> **What is required**
Skip the pictures. Set down, word for word, the lines from the start of the material up to and including the line with "from matplotlib.ticker import".

Start of Material provided

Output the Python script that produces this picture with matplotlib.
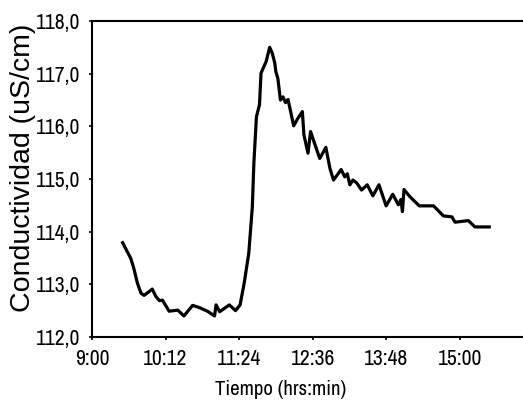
"""Conductividad vs tiempo, recreated as a single line chart."""

import matplotlib

matplotlib.use("Agg")
import matplotlib.pyplot as plt
from matplotlib.ticker import FuncFormatter, MultipleLocator

# Minutes after midnight.
TIME_MIN = [
    570, 578, 581, 584.5, 588, 591, 599, 602.5, 606, 609, 615.5, 624, 630,
    638.5, 645, 653, 660, 661.5, 665, 674.5, 680.5, 685, 689, 693.5, 697,
    698.5, 701, 704, 705.5, 710.5, 714, 716.5, 719, 720, 722, 724.5, 727,
    729.5, 732, 733.5, 737.5, 741.5, 746, 747.5, 751.5, 754, 763, 769, 773,
    776.5, 784, 787.5, 790, 792.5, 795.5, 799, 804, 809.5, 815, 821, 828,
    834.5, 840, 842.5, 844, 845.5, 851.5, 860.5, 874.5, 884, 892.5, 895.5,
    908.5, 915, 929,
]
CONDUCTIVITY = [
    113.79, 113.49, 113.30, 113.02, 112.83, 112.79, 112.91, 112.77, 112.69,
    112.70, 112.49, 112.51, 112.40, 112.60, 112.56, 112.49, 112.40, 112.61,
    112.48, 112.61, 112.50, 112.61, 113.02, 113.59, 114.47, 115.30, 116.18,
    116.41, 117.01, 117.23, 117.50, 117.39, 117.20, 117.04, 116.91, 116.50,
    116.56, 116.45, 116.51, 116.37, 116.01, 116.15, 116.28, 115.84, 115.49,
    115.90, 115.39, 115.60, 115.20, 114.98, 115.18, 115.04, 115.10, 114.89,
    114.98, 114.93, 114.79, 114.89, 114.68, 114.89, 114.49, 114.71, 114.51,
    114.61, 114.38, 114.80, 114.66, 114.49, 114.49, 114.30, 114.28, 114.18,
    114.21, 114.09, 114.09,
]
X_TICKS = [540, 612, 684, 756, 828, 900]

# The reference uses a squeezed Helvetica for ticks; a narrow grotesque is closest.
NARROW = ["Archivo Narrow", "Roboto Condensed", "Liberation Sans", "DejaVu Sans"]
REGULAR = ["Liberation Sans", "DejaVu Sans"]


def hhmm(value, _pos):
    value = int(round(value))
    return f"{value // 60}:{value % 60:02d}"


def comma_one(value, _pos):
    return f"{value:.1f}".replace(".", ",")


fig = plt.figure(figsize=(5.23, 4.05), dpi=100)
# Right spine sits just past the crop of the reference, so the axes run off the edge.
ax = fig.add_axes([92 / 523, 68 / 405, 433 / 523, 316 / 405])

ax.plot(TIME_MIN, CONDUCTIVITY, color="black", lw=2.3, solid_joinstyle="round")

ax.set_xlim(540, 964)
ax.set_ylim(112, 118)
ax.set_xticks(X_TICKS)
ax.xaxis.set_major_formatter(FuncFormatter(hhmm))
ax.yaxis.set_major_locator(MultipleLocator(1))
ax.yaxis.set_major_formatter(FuncFormatter(comma_one))

for side in ("top", "left", "bottom"):
    ax.spines[side].set_linewidth(1.5)
ax.spines["right"].set_visible(False)
ax.tick_params(direction="out", length=2.2, width=1.2, colors="black")
ax.tick_params(axis="y", pad=6)
ax.tick_params(axis="x", pad=6.5)

for label in ax.get_xticklabels() + ax.get_yticklabels():
    label.set_family(NARROW)
    label.set_fontsize(15.5)

ax.set_xlabel("Tiempo (hrs:min)", family=NARROW, fontsize=15)
ax.xaxis.set_label_coords(0.435, -0.165)
ax.xaxis.label.set_verticalalignment("center")

ax.set_ylabel("Conductividad (uS/cm)", family=REGULAR, fontsize=20.5)
ax.yaxis.set_label_coords(-0.16, 0.535)
ax.yaxis.label.set_verticalalignment("center")

fig.savefig("out.png", dpi=100)
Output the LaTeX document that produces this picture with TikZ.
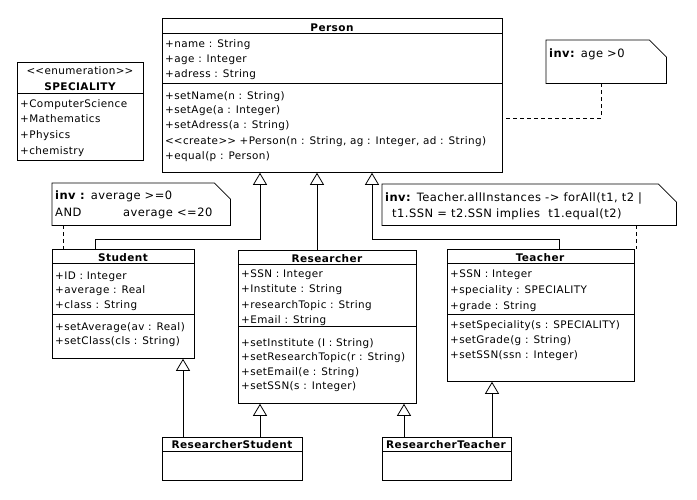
\documentclass[tikz,border=0pt]{standalone}
\usepackage{fontspec}
\setmainfont{DejaVu Sans}[LetterSpace=4]
\usetikzlibrary{arrows.meta}
\tikzset{
  cls/.style={draw, line width=0.8pt, fill=white, anchor=north west, inner sep=0pt},
  txt/.style={anchor=base west, inner sep=0pt, font=\fontsize{10.4}{12}\selectfont},
  ntxt/.style={anchor=base west, inner sep=0pt, font=\fontsize{11.5}{13}\selectfont},
  ttl/.style={anchor=base, inner sep=0pt, font=\fontsize{10.5}{12}\selectfont\bfseries},
  notebox/.style={anchor=north west, inner sep=0pt},
  notel/.style={draw, line width=0.8pt},
  dsh/.style={line width=0.8pt, dash pattern=on 4pt off 3pt},
  gen/.style={line width=0.8pt, -{Triangle[open, length=12pt, width=14pt, line width=0.8pt]}},
  sep/.style={line width=0.8pt}
}
\begin{document}
\begin{tikzpicture}[x=1pt,y=-1pt]
\useasboundingbox (0,0) rectangle (697,499);
% ---------- Person ----------
\node[cls, minimum width=340pt, minimum height=154pt] (person) at (162,18) {};
\draw[sep] (person.west |- 0,33) -- (person.east |- 0,33);
\draw[sep] (person.west |- 0,83) -- (person.east |- 0,83);
\node[ttl] (persont) at (332,31) {Person};
\node[txt] (pa1) at (165,47) {+name : String};
\node[txt] (pa2) at (165,62) {+age : Integer};
\node[txt] (pa3) at (165,77) {+adress : String};
\node[txt] (pm1) at (165,99) {+setName(n : String)};
\node[txt] (pm2) at (165,113) {+setAge(a : Integer)};
\node[txt] (pm3) at (165,128) {+setAdress(a : String)};
\node[txt] (pm4) at (165,144) {<\kern0pt<create>\kern0pt> +Person(n : String, ag : Integer, ad : String)};
\node[txt] (pm5) at (165,159) {+equal(p : Person)};
% ---------- SPECIALITY ----------
\node[cls, minimum width=126pt, minimum height=98pt] (spec) at (17,62) {};
\draw[sep] (spec.west |- 0,93) -- (spec.east |- 0,93);
\node[txt, anchor=base] (spect1) at (80,74) {<\kern0pt<enumeration>\kern0pt>};
\node[ttl] (spect2) at (80,90) {SPECIALITY};
\node[txt] (sv1) at (20,107) {+ComputerScience};
\node[txt] (sv2) at (20,122) {+Mathematics};
\node[txt] (sv3) at (20,138) {+Physics};
\node[txt] (sv4) at (20,154) {+chemistry};
% ---------- Student ----------
\node[cls, minimum width=142pt, minimum height=109pt] (student) at (52,249) {};
\draw[sep] (student.west |- 0,263) -- (student.east |- 0,263);
\draw[sep] (student.west |- 0,314) -- (student.east |- 0,314);
\node[ttl] (studentt) at (123,261) {Student};
\node[txt] (sa1) at (55,279) {+ID : Integer};
\node[txt] (sa2) at (55,293) {+average : Real};
\node[txt] (sa3) at (55,308) {+class : String};
\node[txt] (sm1) at (55,330) {+setAverage(av : Real)};
\node[txt] (sm2) at (55,344) {+setClass(cls : String)};
% ---------- Researcher ----------
\node[cls, minimum width=178pt, minimum height=153pt] (res) at (238,250) {};
\draw[sep] (res.west |- 0,264) -- (res.east |- 0,264);
\draw[sep] (res.west |- 0,326) -- (res.east |- 0,326);
\node[ttl] (rest) at (327,262) {Researcher};
\node[txt] (ra1) at (241,277) {+SSN : Integer};
\node[txt] (ra2) at (241,292) {+Institute : String};
\node[txt] (ra3) at (241,308) {+researchTopic : String};
\node[txt] (ra4) at (241,323) {+Email : String};
\node[txt] (rm1) at (241,346) {+setInstitute (I : String)};
\node[txt] (rm2) at (241,360) {+setResearchTopic(r : String)};
\node[txt] (rm3) at (241,375) {+setEmail(e : String)};
\node[txt] (rm4) at (241,389) {+setSSN(s : Integer)};
% ---------- Teacher ----------
\node[cls, minimum width=187pt, minimum height=132pt] (teach) at (447,249) {};
\draw[sep] (teach.west |- 0,263) -- (teach.east |- 0,263);
\draw[sep] (teach.west |- 0,314) -- (teach.east |- 0,314);
\node[ttl] (teacht) at (540,261) {Teacher};
\node[txt] (ta1) at (450,277) {+SSN : Integer};
\node[txt] (ta2) at (450,293) {+speciality : SPECIALITY};
\node[txt] (ta3) at (450,309) {+grade : String};
\node[txt] (tm1) at (450,328) {+setSpeciality(s : SPECIALITY)};
\node[txt] (tm2) at (450,343) {+setGrade(g : String)};
\node[txt] (tm3) at (450,358) {+setSSN(ssn : Integer)};
% ---------- ResearcherStudent / ResearcherTeacher ----------
\node[cls, minimum width=140pt, minimum height=43pt] (rs) at (162,437) {};
\draw[sep] (rs.west |- 0,451) -- (rs.east |- 0,451);
\node[ttl] (rst) at (232,448) {ResearcherStudent};
\node[cls, minimum width=129pt, minimum height=43pt] (rt) at (382,437) {};
\draw[sep] (rt.west |- 0,451) -- (rt.east |- 0,451);
\node[ttl] (rtt) at (446,448) {ResearcherTeacher};
% ---------- Notes ----------
\node[notebox, minimum width=120pt, minimum height=43pt] (nage) at (546,40) {};
\draw[notel] (nage.north west) -- ([xshift=-17pt]nage.north east) -- ([yshift=-17pt]nage.north east) -- (nage.south east) -- (nage.south west) -- cycle;
\node[ntxt] (nagetxt) at (549,57) {\textbf{inv:} age >0};

\node[notebox, minimum width=178pt, minimum height=42pt] (nstu) at (52,183) {};
\draw[notel] (nstu.north west) -- ([xshift=-16pt]nstu.north east) -- ([yshift=-16pt]nstu.north east) -- (nstu.south east) -- (nstu.south west) -- cycle;
\node[ntxt] (nstu1) at (55,199) {\textbf{inv :} average >=0};
\node[ntxt] (nstu2) at (55,216) {AND};
\node[ntxt] (nstu3) at (123,216) {average <=20};

\node[notebox, minimum width=294pt, minimum height=41pt] (nteach) at (382,184) {};
\draw[notel] (nteach.north west) -- ([xshift=-18pt]nteach.north east) -- ([yshift=-18pt]nteach.north east) -- (nteach.south east) -- (nteach.south west) -- cycle;
\node[ntxt] (nt1) at (385,201) {\textbf{inv:} Teacher.allInstances -> forAll(t1, t2 |};
\node[ntxt] (nt2) at (392,217) {t1.SSN = t2.SSN implies \ t1.equal(t2)};
% ---------- Note connectors ----------
\coordinate (da) at (601,118);
\draw[dsh] (nage.south -| da) -- (da) -- (person.east |- da);
\coordinate (ds) at (63,237);
\draw[dsh] (nstu.south -| ds) -- (student.north -| ds);
\coordinate (dt) at (636,237);
\draw[dsh] (nteach.south -| dt) -- (teach.north -| dt);
% ---------- Generalizations ----------
\coordinate (sg1) at (95,239);
\coordinate (sg2) at (260,239);
\draw[gen] (student.north -| sg1) -- (sg1) -- (sg2) -- (person.south -| sg2);
\coordinate (rg) at (317,239);
\draw[gen] (res.north -| rg) -- (person.south -| rg);
\coordinate (tg1) at (559,239);
\coordinate (tg2) at (372,239);
\draw[gen] (teach.north -| tg1) -- (tg1) -- (tg2) -- (person.south -| tg2);
\coordinate (g1) at (183,400);
\draw[gen] (rs.north -| g1) -- (student.south -| g1);
\coordinate (g2) at (260,420);
\draw[gen] (rs.north -| g2) -- (res.south -| g2);
\coordinate (g3) at (404,420);
\draw[gen] (rt.north -| g3) -- (res.south -| g3);
\coordinate (g4) at (492,400);
\draw[gen] (rt.north -| g4) -- (teach.south -| g4);
\end{tikzpicture}
\end{document}
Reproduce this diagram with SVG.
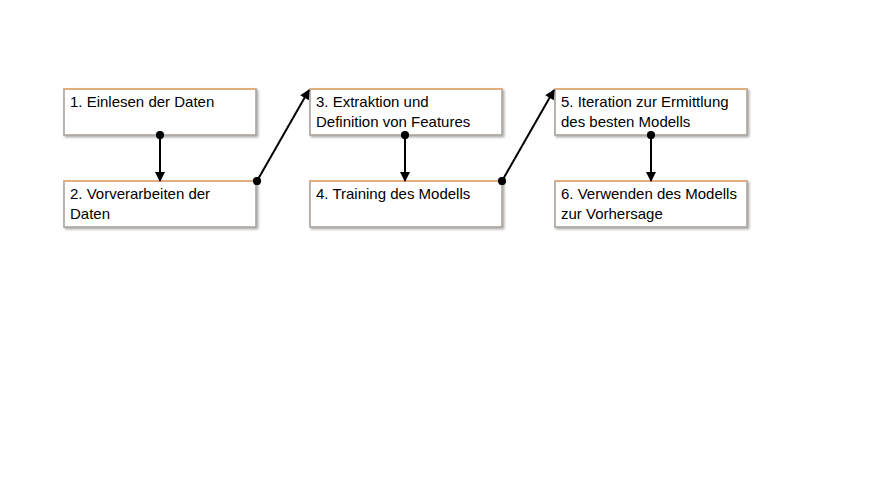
<svg xmlns="http://www.w3.org/2000/svg" width="872" height="490" viewBox="0 0 872 490">
<defs>
<marker id="arr" viewBox="0 0 10 10" refX="9" refY="5" markerWidth="5.5" markerHeight="5" markerUnits="strokeWidth" orient="auto"><path d="M0,0 L10,5 L0,10 z" fill="#000"/></marker>
<marker id="dot" viewBox="0 0 10 10" refX="5" refY="5" markerWidth="4.2" markerHeight="4.2" markerUnits="strokeWidth"><circle cx="5" cy="5" r="5" fill="#000"/></marker>
<filter id="sh" x="-5%" y="-10%" width="115%" height="130%"><feDropShadow dx="1.5" dy="1.5" stdDeviation="0.8" flood-color="#000" flood-opacity="0.35"/></filter>
</defs>
<style>
.box{fill:#fff;stroke:#a9a39b;stroke-width:1.6;filter:url(#sh)}
.top{stroke:#f0ad70;stroke-width:1.6}
text{font-family:"Liberation Sans",Arial,sans-serif;font-size:15px;fill:#000}
.c{stroke:#000;stroke-width:2;fill:none;marker-start:url(#dot);marker-end:url(#arr)}
</style>
<rect width="872" height="490" fill="#fff"/>
<g id="n1"><rect class="box" x="64" y="89" width="192" height="46"/><line class="top" x1="64" y1="89" x2="256" y2="89"/><text x="70" y="107">1. Einlesen der Daten</text></g>
<g id="n2"><rect class="box" x="64" y="181" width="192" height="46"/><line class="top" x1="64" y1="181" x2="256" y2="181"/><text x="70" y="199">2. Vorverarbeiten der</text><text x="70" y="219">Daten</text></g>
<g id="n3"><rect class="box" x="310" y="89" width="192" height="46"/><line class="top" x1="310" y1="89" x2="502" y2="89"/><text x="316" y="107">3. Extraktion und</text><text x="316" y="127">Definition von Features</text></g>
<g id="n4"><rect class="box" x="310" y="181" width="192" height="46"/><line class="top" x1="310" y1="181" x2="502" y2="181"/><text x="316" y="199">4. Training des Modells</text></g>
<g id="n5"><rect class="box" x="555" y="89" width="192" height="46"/><line class="top" x1="555" y1="89" x2="747" y2="89"/><text x="561" y="107">5. Iteration zur Ermittlung</text><text x="561" y="127">des besten Modells</text></g>
<g id="n6"><rect class="box" x="555" y="181" width="192" height="46"/><line class="top" x1="555" y1="181" x2="747" y2="181"/><text x="561" y="199">6. Verwenden des Modells</text><text x="561" y="219">zur Vorhersage</text></g>
<g id="connectors">
<line class="c" x1="160" y1="135" x2="160" y2="181"/>
<line class="c" x1="257" y1="181" x2="309" y2="90"/>
<line class="c" x1="405" y1="135" x2="405" y2="181"/>
<line class="c" x1="502" y1="181" x2="554" y2="90"/>
<line class="c" x1="651" y1="135" x2="651" y2="181"/>
</g>
</svg>
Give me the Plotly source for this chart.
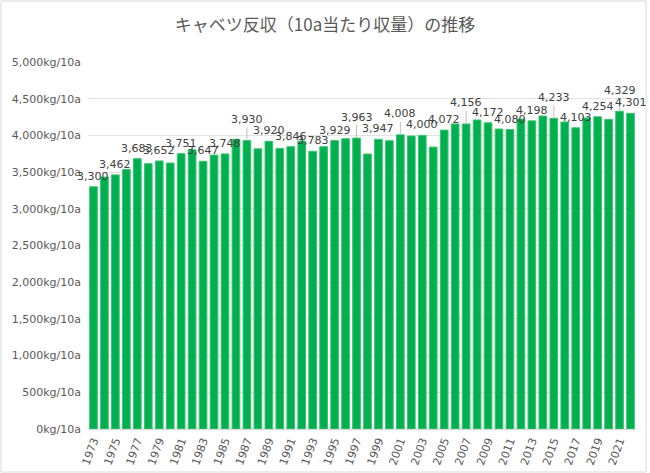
import plotly.graph_objects as go

# キャベツ 10a当たり収量 (kg/10a)
years = list(range(1973, 2023))
yields = [3300, 3432, 3462, 3536, 3683, 3614, 3652, 3623, 3751, 3805,
          3647, 3732, 3748, 3946, 3930, 3818, 3920, 3823, 3846, 3923,
          3783, 3846, 3929, 3955, 3963, 3746, 3947, 3928, 4008, 3991,
          4000, 3841, 4072, 4155, 4156, 4210, 4172, 4087, 4080, 4223,
          4198, 4264, 4233, 4183, 4103, 4237, 4254, 4219, 4329, 4301]

# labels shown on odd years + last year; some are lifted with a leader line
label_years = list(range(1973, 2022, 2)) + [2022]
lifted_years = [1987, 1997, 2001, 2007, 2015, 2021]

tick_years = list(range(1973, 2022, 2))
y_ticks = list(range(0, 5001, 500))
y_ticktext = ["{:,}kg/10a".format(v) for v in y_ticks]

FONT = "DejaVu Sans"

fig = go.Figure()
fig.add_trace(go.Bar(
    x=years,
    y=yields,
    marker=dict(color="#00B050", line=dict(color="#3CC46E", width=1)),
    width=0.7,
    hoverinfo="x+y",
))

for yr, val in zip(years, yields):
    if yr not in label_years:
        continue
    txt = "{:,}".format(val)
    if yr in lifted_years:
        fig.add_annotation(
            x=yr, y=val, text=txt,
            showarrow=True, arrowhead=0, arrowwidth=1, arrowcolor="#BFBFBF",
            ax=0, ay=-21, standoff=0,
            font=dict(family=FONT, size=11, color="#404040"),
        )
    else:
        fig.add_annotation(
            x=yr, y=val, text=txt,
            showarrow=False, yanchor="bottom", yshift=2,
            font=dict(family=FONT, size=11, color="#404040"),
        )

fig.update_layout(
    width=650, height=473,
    margin=dict(l=88, r=14, t=62, b=44),
    paper_bgcolor="white",
    plot_bgcolor="white",
    showlegend=False,
    title=dict(
        text="キャベツ反収（10a当たり収量）の推移",
        x=0.5, xanchor="center", y=0.947, yanchor="middle",
        font=dict(family="Noto Sans CJK JP", size=17, color="#595959"),
    ),
    font=dict(family=FONT, size=11, color="#595959"),
)

fig.update_xaxes(
    range=[1972.5, 2022.5],
    tickvals=tick_years,
    ticktext=[str(y) for y in tick_years],
    tickangle=-70,
    automargin=False,
    showgrid=False,
    showline=True, linecolor="#D9D9D9", linewidth=1,
    ticks="", tickfont=dict(family=FONT, size=11, color="#595959"),
)
fig.update_yaxes(
    range=[0, 5000],
    tickvals=y_ticks,
    ticktext=y_ticktext,
    automargin=False,
    showgrid=True, gridcolor="#E3E3E3", gridwidth=1,
    zeroline=False,
    ticks="", ticklabelstandoff=6,
    tickfont=dict(family=FONT, size=11, color="#595959"),
)

# chart border like the spreadsheet chart area
fig.add_shape(type="rect", xref="paper", yref="paper",
              x0=-87 / 548, x1=1 + 10 / 548, y0=-43 / 367, y1=1 + 61 / 367,
              line=dict(color="#D9D9D9", width=1), fillcolor="rgba(0,0,0,0)",
              layer="below")

fig.write_html("out.html", config={"displayModeBar": False},
               post_script="document.body.style.margin='0';")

End of Material provided

> **Exercise response**
Output the Python script that produces this picture with matplotlib.
"""Conductividad vs tiempo, recreated as a single line chart."""

import matplotlib

matplotlib.use("Agg")
import matplotlib.pyplot as plt
from matplotlib.ticker import FuncFormatter, MultipleLocator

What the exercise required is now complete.